The long-running UK theatre company Cheek By Jowl has gained a reputation for updating classics of English literature, and the present production is no exception. John Ford’s 1633 tragedy ‘Tis Pity She’s A Whore has been infamous since its first staging. Depicting an incestuous relationship between siblings Giovanni and Annabella, as well as the violent consequences of their passion, it is easy to understand why – though the reason for the controversy is not so much the play’s content as it is Ford’s refusal to condemn his protagonists’ illicit love. Instead Ford depicts the hypocrisy of a society obsessed with honour and status, and of a church willing to forgive and forget sin in order to preserve the status quo.
Removing the play from its 17th century Italian setting, the set depicts an interior view of Annabella’s bedroom – a typical rebellious teenager’s lair with blood-red walls and posters depicting various TV shows and films, including one or two with conspicuous vampire themes. This setting is specific enough to give an insight into Annabella’s immaturity at the start of the play, but also general enough to accommodate the lurid fantasy sequences built into the action by director Declan Donnellan, and it quickly becomes clear that the play’s social criticism has been left aside in order to create something more darkly psychological. Scenes blur into each other seamlessly using some strikingly cinematic directorial techniques, and when the actors pass across the stage it is sometimes hard to gauge whether they are part of the action or merely projections of the of the characters’ fantasies and obsessions. This lurid psychological intensity mirrors that of the language used in the play, so that the frequent imagery centring on vice, lust and damnation acquires a particularly vivid force here.

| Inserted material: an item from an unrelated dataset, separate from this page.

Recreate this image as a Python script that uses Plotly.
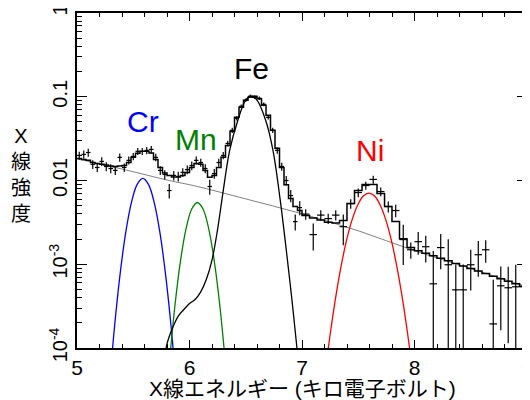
import math
import plotly.graph_objects as go

# ---------------- data ----------------
energy_low = [5.02, 5.06, 5.10, 5.14, 5.18, 5.22, 5.26, 5.30, 5.34, 5.38,
              5.42, 5.46, 5.50, 5.54, 5.58, 5.62, 5.66, 5.70, 5.74, 5.78,
              5.82, 5.86, 5.90, 5.94, 5.98, 6.02, 6.06, 6.10, 6.14, 6.18,
              6.22, 6.26, 6.30, 6.34, 6.38, 6.42, 6.46, 6.50, 6.54, 6.58,
              6.62, 6.66, 6.70, 6.74, 6.78, 6.82, 6.86, 6.90, 6.94, 6.98]
model_low = [0.0183, 0.0178, 0.0174, 0.0164, 0.0160, 0.0156, 0.0153, 0.0149, 0.0147, 0.0149,
             0.0151, 0.0164, 0.0189, 0.0211, 0.0223, 0.0223, 0.0213, 0.0178, 0.0143, 0.0123,
             0.0115, 0.0110, 0.0110, 0.0115, 0.0125, 0.0143, 0.0160, 0.0156, 0.0132, 0.0109,
             0.0115, 0.0143, 0.0189, 0.0262, 0.0386, 0.0568, 0.0748, 0.0908, 0.0987, 0.1014,
             0.0945, 0.0791, 0.0602, 0.0397, 0.0242, 0.0143, 0.0089, 0.00609, 0.00488, 0.00438]
data_low = [0.0199, 0.0205, 0.0216, 0.0156, 0.0143, 0.0169, 0.0147, 0.0139, 0.0132, 0.0189,
            0.0143, 0.0174, 0.0194, 0.0223, 0.0223, 0.0229, 0.0235, 0.0189, 0.0132, 0.0118,
            0.00759, 0.0115, 0.0112, 0.0125, 0.0135, 0.0151, 0.0174, 0.0164, 0.0139, 0.00848,
            0.0121, 0.0164, 0.0199, 0.0277, 0.0397, 0.0553, 0.0769, 0.0908, 0.1014, 0.0987,
            0.0960, 0.0813, 0.0568, 0.0397, 0.0229, 0.0147, 0.0100, 0.00661, 0.00323, 0.00475]
err_low = [0.0022, 0.0023, 0.0024, 0.0019, 0.0017, 0.0020, 0.0018, 0.0017, 0.0016, 0.0021,
           0.0017, 0.0019, 0.0019, 0.0022, 0.0022, 0.0023, 0.0024, 0.0019, 0.0016, 0.0015,
           0.0015, 0.0015, 0.0015, 0.0015, 0.0016, 0.0018, 0.0019, 0.0018, 0.0017, 0.0017,
           0.0016, 0.0018, 0.0020, 0.0022, 0.0028, 0.0033, 0.0038, 0.0045, 0.0051, 0.0049,
           0.0048, 0.0041, 0.0034, 0.0028, 0.0021, 0.0016, 0.0013, 0.0011, 0.0007, 0.0009]
halfwidth_low = 0.02

energy_high = [7.033, 7.100, 7.167, 7.233, 7.300, 7.367, 7.433, 7.500, 7.567, 7.633,
               7.700, 7.767, 7.833, 7.900, 7.967, 8.033, 8.100, 8.167, 8.233, 8.300,
               8.367, 8.433, 8.500, 8.567, 8.633, 8.700, 8.767, 8.833, 8.900, 8.967]
model_high = [0.00381, 0.00356, 0.00337, 0.00318, 0.00310, 0.00332, 0.00530, 0.00759, 0.00896, 0.00896,
              0.00698, 0.00489, 0.00323, 0.00202, 0.00158, 0.00145, 0.00135, 0.00126, 0.00118, 0.00110,
              0.00102, 0.000955, 0.000889, 0.000830, 0.000774, 0.000720, 0.000673, 0.000628, 0.000584, 0.000546]
data_high = [0.00397, 0.00226, 0.00386, 0.00351, 0.00386, 0.00281, 0.00530, 0.00718, 0.00871, 0.0103,
             0.00738, 0.00489, 0.00438, 0.00197, 0.00149, 0.00186, 0.00162, 0.000584, 0.00158, 0.000986,
             0.000495, 0.000495, 0.000986, 0.00130, 0.00149, 0.000194, 0.000553, 0.000524, 0.000538, 0.000538]
err_high = [0.00056, 0.0008, 0.00054, 0.00049, 0.00054, 0.00112, 0.00069, 0.00086, 0.00096, 0.00113,
            0.00089, 0.00073, 0.00074, 0.00099, 0.00033, 0.00056, 0.00057, 0.00086, 0.00071, 0.0010,
            0.0005, 0.0005, 0.0005, 0.00059, 0.00045, 0.00046, 0.00039, 0.00041, 0.00045, 0.00043]
halfwidth_high = 0.0333
energy_max = 9.0

cont_energy = [5.0, 5.42, 5.82, 6.05, 6.5, 6.98, 7.5, 8.0, 8.5, 9.0]
cont_flux = [0.0182, 0.0135, 0.0100, 0.00861, 0.00603, 0.00407, 0.00251, 0.00145, 0.00089, 0.000537]

cr_energy = [5.285, 5.335, 5.385, 5.435, 5.485, 5.535, 5.585, 5.635, 5.685, 5.735, 5.785, 5.835, 5.885]
cr_flux = [3.2e-5, 1.88e-4, 8.0e-4, 2.48e-3, 5.56e-3, 9.0e-3, 1.06e-2, 9.0e-3, 5.56e-3, 2.48e-3, 8.0e-4, 1.88e-4, 3.2e-5]

mn_energy = [5.79, 5.82, 5.87, 5.92, 5.97, 6.02, 6.07, 6.12, 6.17, 6.22, 6.27, 6.32, 6.35]
mn_flux = [2.1e-5, 6.4e-5, 3.17e-4, 1.10e-3, 2.68e-3, 4.57e-3, 5.46e-3, 4.57e-3, 2.68e-3, 1.10e-3, 3.17e-4, 6.4e-5, 2.1e-5]

fe_energy = [5.78, 5.80, 5.85, 5.90, 5.95, 6.00, 6.05, 6.10, 6.15, 6.20, 6.25, 6.30, 6.357, 6.43,
             6.50, 6.55, 6.60, 6.677, 6.742, 6.807, 6.861, 6.91, 6.955, 6.98]
fe_flux = [7.9e-5, 1.12e-4, 1.74e-4, 2.40e-4, 2.88e-4, 3.39e-4, 3.80e-4, 4.68e-4, 6.61e-4, 1.12e-3,
           2.63e-3, 7.59e-3, 0.0229, 0.0525, 0.0912, 0.1014, 0.0912, 0.0525, 0.0229, 5.75e-3,
           1.45e-3, 3.80e-4, 1.0e-4, 4.5e-5]

ni_energy = [7.195, 7.245, 7.295, 7.345, 7.395, 7.445, 7.495, 7.545, 7.595, 7.645, 7.695,
             7.745, 7.795, 7.845, 7.895, 7.945, 7.995]
ni_flux = [3.8e-5, 1.29e-4, 3.7e-4, 9.1e-4, 1.91e-3, 3.39e-3, 5.1e-3, 6.52e-3, 7.08e-3, 6.52e-3,
           5.1e-3, 3.39e-3, 1.91e-3, 9.1e-4, 3.7e-4, 1.29e-4, 3.8e-5]

element_labels = ["Cr", "Mn", "Fe", "Ni"]
label_energy = [5.583, 6.054, 6.552, 7.602]
label_flux = [0.0509, 0.0310, 0.219, 0.0229]
label_colors = ["#0000ff", "#008000", "#000000", "#ff0000"]

x_title = "X線エネルギー (キロ電子ボルト)"
y_title = "X線強度"
y_tickvals = [1e-4, 1e-3, 1e-2, 1e-1, 1]
y_ticktext = ["10<sup>-4</sup>", "10<sup>-3</sup>", "0.01", "0.1", "1"]
x_tickvals = [5, 6, 7, 8, 9]

# ---------------- build ----------------
energy = energy_low + energy_high
model = model_low + model_high
data = data_low + data_high
err = err_low + err_high
halfw = [halfwidth_low] * len(energy_low) + [halfwidth_high] * len(energy_high)

step_x = [e - h for e, h in zip(energy, halfw)] + [energy_max]
step_y = model + [model[-1]]

FONT = "Liberation Sans, Arial, Noto Sans CJK JP, sans-serif"

fig = go.Figure()
fig.add_trace(go.Scatter(x=cont_energy, y=cont_flux, mode="lines",
                         line=dict(color="#808080", width=1, shape="spline"), hoverinfo="skip"))
for ex, fx, col in [(cr_energy, cr_flux, "#0000ff"), (mn_energy, mn_flux, "#008000"),
                    (fe_energy, fe_flux, "#000000"), (ni_energy, ni_flux, "#ff0000")]:
    fig.add_trace(go.Scatter(x=ex, y=fx, mode="lines",
                             line=dict(color=col, width=1.3, shape="spline")))
fig.add_trace(go.Scatter(x=step_x, y=step_y, mode="lines",
                         line=dict(color="black", width=1.5, shape="hv")))
fig.add_trace(go.Scatter(x=energy, y=data, mode="markers",
                         marker=dict(size=1, color="black"),
                         error_x=dict(type="data", array=halfw, color="black", thickness=1.2, width=0),
                         error_y=dict(type="data", array=err, color="black", thickness=1.2, width=0)))

minor_y = [k * 10.0 ** e for e in range(-4, 0) for k in range(2, 10)]

# page body has an 8px margin, so the figure is sized to fit the 530x400 window
fig.update_layout(
    width=522, height=392,
    margin=dict(l=69, r=3, t=5, b=52, autoexpand=False),
    paper_bgcolor="white", plot_bgcolor="white",
    showlegend=False,
    font=dict(family=FONT, size=20, color="black"),
    xaxis=dict(range=[5, 9], tickvals=x_tickvals, ticks="inside", ticklen=8, tickwidth=1.2,
               tickcolor="black", showline=True, linecolor="black", linewidth=1.5, mirror="ticks",
               showgrid=False, zeroline=False, automargin=False, ticklabeloverflow="allow",
               minor=dict(dtick=0.2, tick0=5, ticks="inside", ticklen=4, tickwidth=1.2,
                          tickcolor="black", showgrid=False),
               tickfont=dict(size=21)),
    yaxis=dict(type="log", range=[-4, 0], tickvals=y_tickvals, ticktext=y_ticktext,
               tickangle=-90, ticks="inside", ticklen=10, tickwidth=1.2, tickcolor="black",
               showline=True, linecolor="black", linewidth=1.5, mirror="ticks",
               showgrid=False, zeroline=False, automargin=False, ticklabeloverflow="allow",
               minor=dict(tickmode="array", tickvals=minor_y, ticks="inside", ticklen=5,
                          tickwidth=1.2, tickcolor="black", showgrid=False),
               tickfont=dict(size=20)),
)

for txt, ex, fx, col in zip(element_labels, label_energy, label_flux, label_colors):
    fig.add_annotation(x=ex, y=math.log10(fx), xref="x", yref="y", text=txt, showarrow=False,
                       font=dict(size=30, color=col, family=FONT), xanchor="center", yanchor="middle")

fig.add_annotation(x=0.5, y=-0.12, xref="paper", yref="paper", text=x_title, showarrow=False,
                   font=dict(size=21, family=FONT), xanchor="center", yanchor="middle")
fig.add_annotation(x=-0.1235, y=0.516, xref="paper", yref="paper", text="<br>".join(list(y_title)),
                   showarrow=False, font=dict(size=20, family=FONT), xanchor="center", yanchor="middle")

fig.write_html("out.html")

Despite the rapid pace of the production (in which an entire subplot and group of characters have been excised from the original), the director’s attention to detail is superb. With so many actors continually on-stage in many scenes it would be easy to dilute the overall effect but the stage is expertly managed throughout, as the tone veers from the broadly comic to the disturbing and violent with unsettling smoothness and without ever losing the audience’s attention. Overall, this is an excellent production that provides a startling new take on a classic play.